1-: From Something Occasional Fatall Accident Blacke Friers (1623)—as quoted in the Oxford English Dictionary (online edition, December 2021), which, unfortunately, does not provide more context:

Like the Austridge, who hiding her little head, supposeth her great body obscured.

2-: From Mallet’s “William and Margaret” vindicated, published in The Gentleman’s Magazine: And Historical Chronicle (London, England) of March 1792—a correspondent signing themself ‘A. S.’ reacted to the comments that the English author and translator ‘Hesiod’ Cooke (Thomas Cooke – 1703-1756) had once made on William and Margaret, a poem by the Scottish poet and playwright David Mallet (1701/2-1765):

This malignant commentator then passes over in silence the solemn, the startling invocation; the touching questions and reproaches of the injured spirit; so transcendently natural, and of such heart-affecting simplicity, that no future plaint from a love-stricken maid, or from her upbraiding apparition, can rival them in interesting pathos—Yes, he passes over them in the silence of conscious envy, hoping, perhaps, that because he mentions them not, their excellence will be invisible, like the ostrich, which, when pursued by its hunters, thrusts its head into the sand, and fancies that, because it will not see them, they cannot see it.

3-: From Friendly Advice from a Minister to the Servants of his Parish (London: Sold by J. Deighton, 1793), by the Anglican priest Richard Cecil (1748-1810):

Such as think to avoid a danger by turning their eyes from it, have been well compared to that silly bird, who, when closely pursued, thrusts his head into the sand or a thicket: and because he does not see his pursuers, vainly hopes that they have lost sight of him.

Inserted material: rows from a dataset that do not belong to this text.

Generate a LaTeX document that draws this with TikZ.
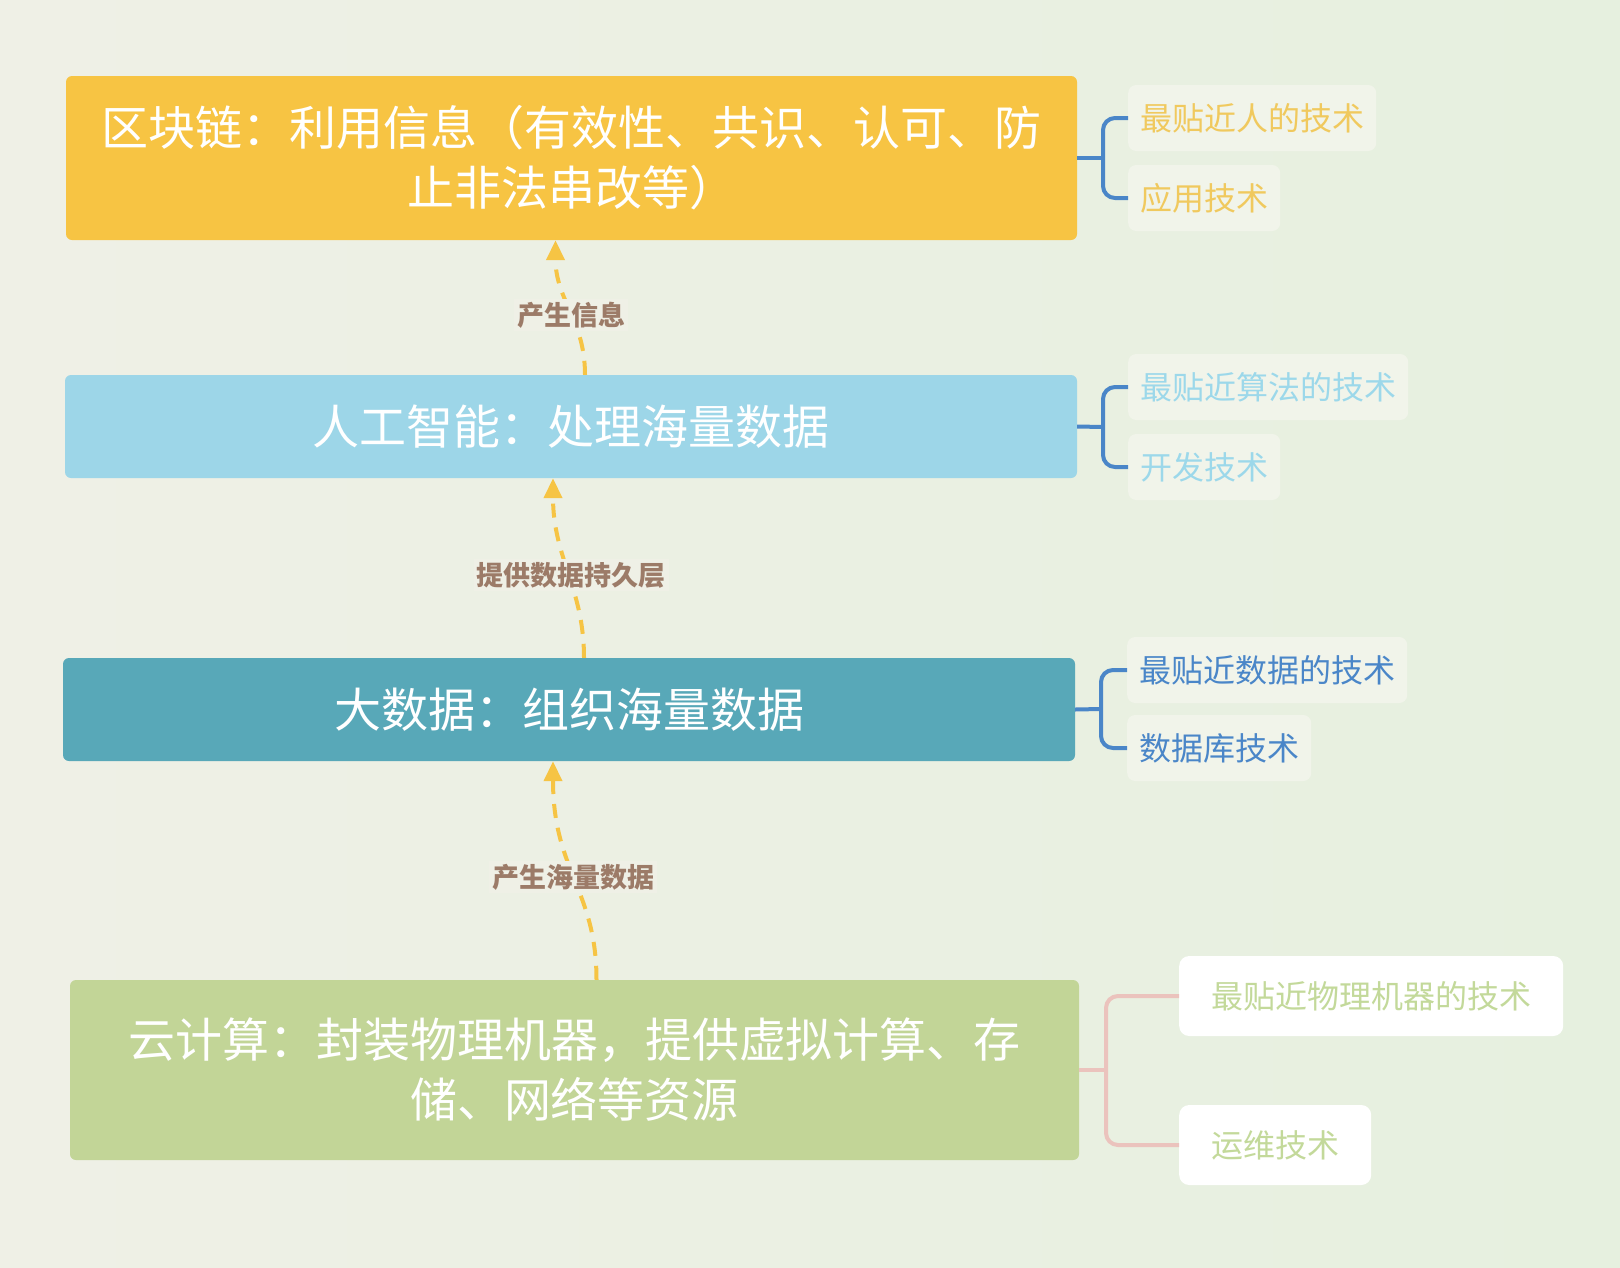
\documentclass[tikz,border=0pt]{standalone}
\usepackage{fontspec}
\setmainfont{Noto Sans CJK SC}
\usetikzlibrary{arrows.meta}
\definecolor{bgA}{HTML}{EFF0E6}
\definecolor{bgB}{HTML}{E6F0DF}
\definecolor{cYel}{HTML}{F7C443}
\definecolor{cSky}{HTML}{9DD6E8}
\definecolor{cTeal}{HTML}{58A8B8}
\definecolor{cGrn}{HTML}{C2D597}
\definecolor{cArrow}{HTML}{F6C444}
\definecolor{cLbl}{HTML}{9C7B68}
\definecolor{cBlue}{HTML}{4A86C8}
\definecolor{cPink}{HTML}{EBC3BD}
\definecolor{cTagBg}{HTML}{F1F4EA}
\definecolor{cYelTxt}{HTML}{F0C95E}
\definecolor{cSkyTxt}{HTML}{9CD8EA}
\definecolor{cGrnTxt}{HTML}{C3D99A}
\begin{document}
\begin{tikzpicture}[x=1pt,y=-1pt,
 mainbox/.style={rounded corners=6pt, text=white, align=center, font=\fontsize{47}{60}\selectfont, inner sep=0pt},
 tag/.style={anchor=west, fill=cTagBg, rounded corners=8pt, inner xsep=12pt, inner ysep=0pt, minimum height=66pt, font=\fontsize{32}{36}\selectfont},
 wtag/.style={anchor=west, fill=white, rounded corners=10pt, inner xsep=32pt, inner ysep=0pt, minimum height=80pt, font=\fontsize{32}{36}\selectfont, text=cGrnTxt},
 flow/.style={cArrow, line width=4pt, dash pattern=on 14pt off 10pt, -{Triangle[length=20pt,width=18pt]}},
 flowlbl/.style={fill=bgA, font=\bfseries\fontsize{27}{30}\selectfont, text=cLbl, inner sep=3pt},
 brk/.style={cBlue, line width=4pt, rounded corners=12pt},
]
\shade[left color=bgA, right color=bgB] (0,0) rectangle (1620,1267);
\useasboundingbox (0,0) rectangle (1620,1267);

% main boxes
\node[mainbox, fill=cYel, minimum width=1011pt, minimum height=164pt] (b1) at (571.5,158) {区块链：利用信息（有效性、共识、认可、防\\止非法串改等）};
\node[mainbox, fill=cSky, minimum width=1012pt, minimum height=103pt] (b2) at (571,426.5) {人工智能：处理海量数据};
\node[mainbox, fill=cTeal, minimum width=1012pt, minimum height=103pt] (b3) at (569,709.5) {大数据：组织海量数据};
\node[mainbox, fill=cGrn, minimum width=1009pt, minimum height=180pt] (b4) at (574.5,1070) {云计算：封装物理机器，提供虚拟计算、存\\储、网络等资源};

% tags
\node[tag, text=cYelTxt] (t1a) at (1128,118) {最贴近人的技术};
\node[tag, text=cYelTxt] (t1b) at (1128,198) {应用技术};
\node[tag, text=cSkyTxt] (t2a) at (1128,387) {最贴近算法的技术};
\node[tag, text=cSkyTxt] (t2b) at (1128,467) {开发技术};
\node[tag, text=cBlue] (t3a) at (1127,670) {最贴近数据的技术};
\node[tag, text=cBlue] (t3b) at (1127,748) {数据库技术};
\node[wtag] (t4a) at (1179,996) {最贴近物理机器的技术};
\node[wtag] (t4b) at (1179,1145) {运维技术};

% brackets
\coordinate (j1) at (1103,158);
\coordinate (j2) at (1103,427);
\coordinate (j3) at (1101,709);
\coordinate (j4) at (1106,1070);
\draw[brk] (b1.east) -- (j1);
\draw[brk] (t1a.west) -| (j1) |- (t1b.west);
\draw[brk] (b2.east) -- (j2);
\draw[brk] (t2a.west) -| (j2) |- (t2b.west);
\draw[brk] (b3.east) -- (j3);
\draw[brk] (t3a.west) -| (j3) |- (t3b.west);
\draw[brk, cPink] (b4.east) -- (j4);
\draw[brk, cPink] (t4a.west) -| (j4) |- (t4b.west);

% flow arrows
\draw[flow] ([xshift=14pt]b2.north) .. controls +(0,-55) and +(0,60) .. ([xshift=-16pt]b1.south);
\draw[flow] ([xshift=15pt]b3.north) .. controls +(0,-70) and +(0,80) .. ([xshift=-18pt]b2.south);
\draw[flow] ([xshift=22pt]b4.north) .. controls +(0,-90) and +(0,110) .. ([xshift=-16pt]b3.south);

\node[flowlbl] (l1) at (571,315) {产生信息};
\node[flowlbl] (l2) at (571,575) {提供数据持久层};
\node[flowlbl] (l3) at (573,877) {产生海量数据};
\end{tikzpicture}
\end{document}
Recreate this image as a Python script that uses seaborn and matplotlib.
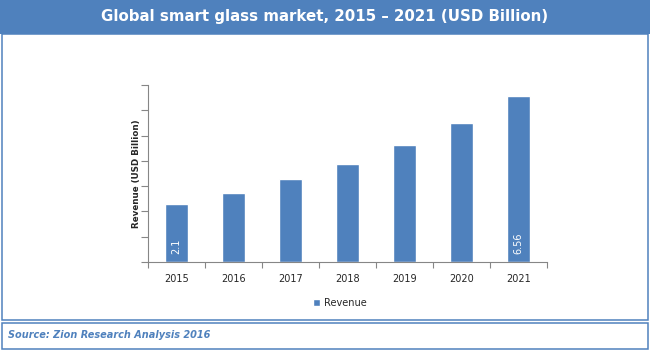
import matplotlib
matplotlib.use("Agg")
import matplotlib.pyplot as plt
import seaborn as sns
import pandas as pd
from matplotlib.patches import Rectangle

years = ["2015", "2016", "2017", "2018", "2019", "2020", "2021"]
revenue = [2.28, 2.73, 3.28, 3.87, 4.62, 5.49, 6.57]
bar_labels = ["2.1", "", "", "", "", "", "6.56"]
series_name = "Revenue"
title = "Global smart glass market, 2015 \u2013 2021 (USD Billion)"
ylabel = "Revenue (USD Billion)"
source = "Source: Zion Research Analysis 2016"

BLUE = "#4F81BD"
W, H = 650, 350

sns.set_theme(style="white")
plt.rcParams["font.family"] = ["DejaVu Sans"]

fig = plt.figure(figsize=(6.5, 3.5), dpi=100)
fig.patch.set_facecolor("white")

def fx(px):
    return px / W

def fy(py):
    return 1 - py / H

# Title bar
fig.patches.append(Rectangle((0, fy(34)), 1, 34 / H, transform=fig.transFigure,
                             facecolor=BLUE, edgecolor="none", zorder=0))
fig.text(0.5, fy(17), title, ha="center", va="center", color="white",
         fontsize=10.8, fontweight="bold")
# Main panel border
fig.patches.append(Rectangle((fx(1.5), fy(319.5)), fx(646), (319.5 - 34) / H,
                             transform=fig.transFigure, facecolor="none",
                             edgecolor=BLUE, lw=1.1, zorder=1))
# Source box border
fig.patches.append(Rectangle((fx(1.5), fy(348.5)), fx(646), (348.5 - 322.5) / H,
                             transform=fig.transFigure, facecolor="none",
                             edgecolor=BLUE, lw=1.1, zorder=1))
fig.text(fx(8), fy(335), source, ha="left", va="center", color=BLUE,
         fontsize=7.0, fontstyle="italic", fontweight="semibold")

ax = fig.add_axes([fx(148), fy(262), fx(547 - 148), (262 - 85) / H])
df = pd.DataFrame({"Year": years, "Revenue": revenue})
sns.barplot(data=df, x="Year", y="Revenue", color=BLUE, width=0.4,
            saturation=1, ax=ax, label=series_name)

ax.set_xlim(-0.5, len(years) - 0.5)
ax.set_ylim(0, 7)
ax.set_yticks(range(0, 8))
ax.set_yticklabels([])
ax.set_xlabel("")
ax.set_ylabel(ylabel, fontsize=6.3, fontweight="bold", labelpad=0)
for s in ["top", "right"]:
    ax.spines[s].set_visible(False)
for s in ["left", "bottom"]:
    ax.spines[s].set_color("#868686")
    ax.spines[s].set_linewidth(0.8)
ax.set_xticks([i - 0.5 for i in range(len(years) + 1)], minor=True)
ax.tick_params(axis="x", which="major", length=0, labelsize=7, pad=9)
ax.tick_params(axis="x", which="minor", length=4, width=0.8, color="#868686",
               direction="out", bottom=True)
ax.tick_params(axis="y", which="major", length=5, width=0.8, color="#868686",
               direction="out", left=True, pad=0)

for i, lab in enumerate(bar_labels):
    if lab:
        ax.text(i, 0.32, lab, rotation=90, ha="center", va="bottom",
                color="white", fontsize=7)

leg = ax.legend(loc="center", bbox_to_anchor=(fx(340), fy(303)),
                bbox_transform=fig.transFigure, frameon=False, fontsize=7,
                handlelength=0.75, handleheight=0.75, handletextpad=0.4)

fig.savefig("out.png", dpi=100)
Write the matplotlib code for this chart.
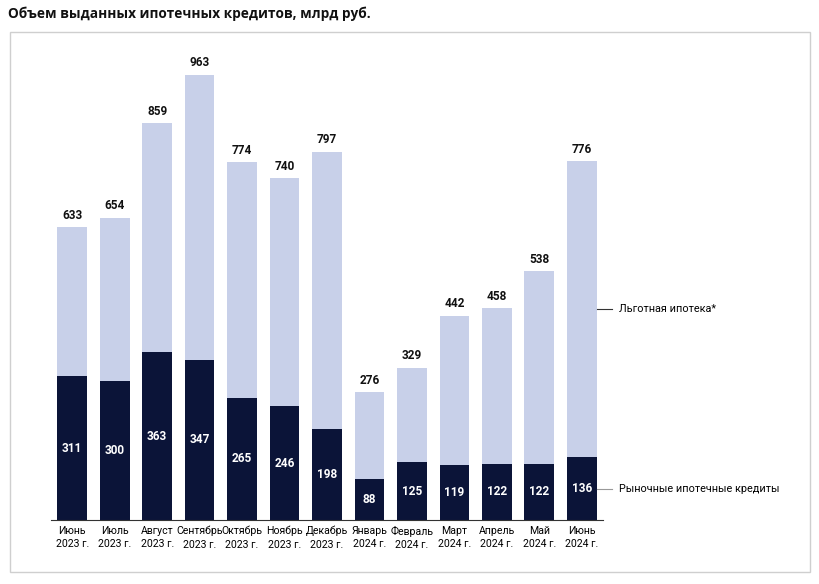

4-: From the Morning Advertiser (London, England) of Tuesday 25th May 1819:

WESTMINSTER ELECTION.

Yesterday nearly 300 Electors of Westminster celebrated the Twelfth Anniversary of what is termed Purity of Election, at the Crown and Anchor Tavern. […]
[…]
Mr. Hobhouse returned thanks in a long and able speech. […] A certain House was so old a strumpet, and so hackneyed in vice, that she could not recollect that ever she was a maid. She had her bullies about her, who fed upon the profits of her prostitution, and were ready to knock down any one who said a word against her purity; but notwithstanding their heroism, she was as well known as if the Society for the Suppression of Vice hung their lamp at her door.—(Loud laughter and applauses.)—Like the Ostrich, who thought that by hiding her head in the sand, she was unseen by all, because unseen by herself, she concealed all but those parts which should not be seen, and, to use the language of Edmund Burke, exhibited nothing to the people but the shameful parts of the Constitution [note 2].

A different transcript of Hobhouse’s speech appeared in The Statesman (London, England) of Wednesday 26th May 1819:

It was plain enough that no Parliament was ever so set against Reform as the present. When any of them got to propose a motion, he was instantly callenged [sic] with the crime of intending it for Reform; to which the instant reply was, “No, I give you my honour it has nothing to do with Reform.”—(Laughter.)—Begging pardon of the Ladies (there were a few in the gallery), corruption was the oldest strumpet in Christendom; it might be said to be in the condition of Petronius’s heroine [note 3], who had been debauched so long she could not remember when she was a maid.—(Loud laughter.)—Yet such was the audacious arrogance of this venerable harlot, that she would not suffer a soul to breathe a hint of her impurity.—There were several prudes in the house (he could not help mentioning Mr. Wynn), who, in spite of her flagitious lewdness, would have them treat her as a being of untainted chastity, who would not hear a single remark in disparagement of her purity, though the contrary was as well known as if the Society for the Suppression of Vice had hung up a lantern at the door.—(Much laughter.)—This was like the cunning of the ostrich, who thrusts his head into the sand and leaves her tail wholly exposed, insomuch that, to borrow a phrase from Burke, they had become quite familiar with the shameful parts of the Constitution.—(Applause.)

Notes:

1 The Latin noun strūthĭŏcămēlus denotes the ostrich. This noun is from Greek στρουθοκάμηλος (strouthokámēlos), from στρουθός (strouthós), sparrow, and κάμηλος (kámēlos), camel.

2 This refers to the following from Speech on American Taxation, 1774, by the British man of letters and politician Edmund Burke (1729-1797):

A noble lord, who spoke some time ago, […] has said that the Americans are our children, and how can they revolt against their parent? He says, that if they are not free in their present state, England is not free; because Manchester, and other considerable places, are not represented. So then, because some towns in England are not represented, America is to have no representative at all. They are ‘our children’; but when children ask for bread we are not to give a stone. Is it because the natural resistance of things, and the various mutations of time, hinders our government, or any scheme of government, from being any more than a sort of approximation to the right, is it therefore that the colonies are to recede from it infinitely? When this child of ours wishes to assimilate to its parent, and to reflect with a true filial resemblance the beauteous countenance of British liberty; are we to turn to them the shameful parts of our constitution? are we to give them our weakness for their strength? our opprobrium for their glory; and the slough of slavery, which we are not able to work off, to serve them for their freedom?
—From The Works of the Right Honourable Edmund Burke (Oxford University Press, 1906).

3 This refers to Quartilla, a Priapic priestess in the Satyricon, attributed to Gaius Petronius (died AD 66).